Table 6 shows that our method can learn the spatiotemporal information representation of the forest fire knowledge graphs and effectively predict forest fire burning areas. In the experimental results, our method outperformed the single knowledge-graph- and representation-learning-based method RotatE and the GNN method GraphSAGE. We speculate that both semantic features (mainly extracted by a knowledge graph and representation learning) and structural features (mainly extracted by the GNN) are important for forest fire prediction in the application scenarios of multi-source data fusion.

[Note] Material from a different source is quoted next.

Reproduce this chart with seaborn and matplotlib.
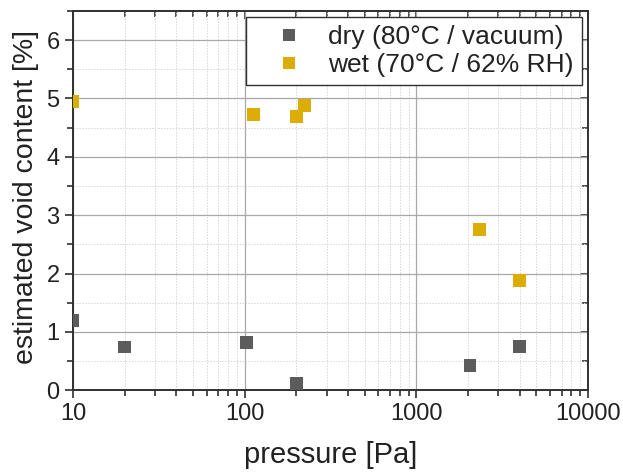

The method proposed in this paper has a certain novelty in forest-fire-oriented spatiotemporal data prediction. We combine multi-source heterogeneous data with a knowledge graph and deep learning for predicting. For the task of forest fire prediction, our method provides a novel perspective for data organization and predictive analysis. Based on the experimental results, we summarize the characteristics of our method as follows: (1) The effect of our forest fire prediction method based on a knowledge graph and representation learning on the Montesinho Natural Park dataset outperforms the baseline methods that do not consider multi-source data fusion. (2) The effect of RotatE is better than that of RotatE* in
Table 6. Additionally, it is shown in
Figure 7 that adding relations as prior knowledge to the forest fire knowledge graph can improve the predictions. From another perspective, when using our method to obtain the semantic information of the forest fire knowledge graph, it is necessary to construct a dense graph structure using forest fire data sources as often as possible. (3) The forest fire knowledge graph is suitable to use in our graph representation learning method, as shown in
Table 7, which can model multiple relational patterns, such as symmetric, antisymmetric, one-to-many, and many-to-many relations. The ability of a knowledge graph and representation learning to model and infer various relational patterns can improve forest fire prediction.
There are limitations to our method. (1) We performed experiments on only one forest fire dataset, which cannot show that our method has good generalization performance. (2) When the datasets are too small, the results of our method may not be superior to those of the traditional machine learning methods. If the forest fire knowledge graph is sparse, our method will not work well in prediction. To avoid that situation, there are usually three methods: reducing the scale of discretization in the forest fire knowledge graph to obtain more nodes, adding additional relations, and adding additional existing data.
It is possible to expand our method for future requirements. From the perspective of model construction, if we obtain more in-depth relations between different data classes and make the graph denser, it may have better forest fire predictions. In addition, we can perform experiments on other forest fire datasets to verify the generalization of the method.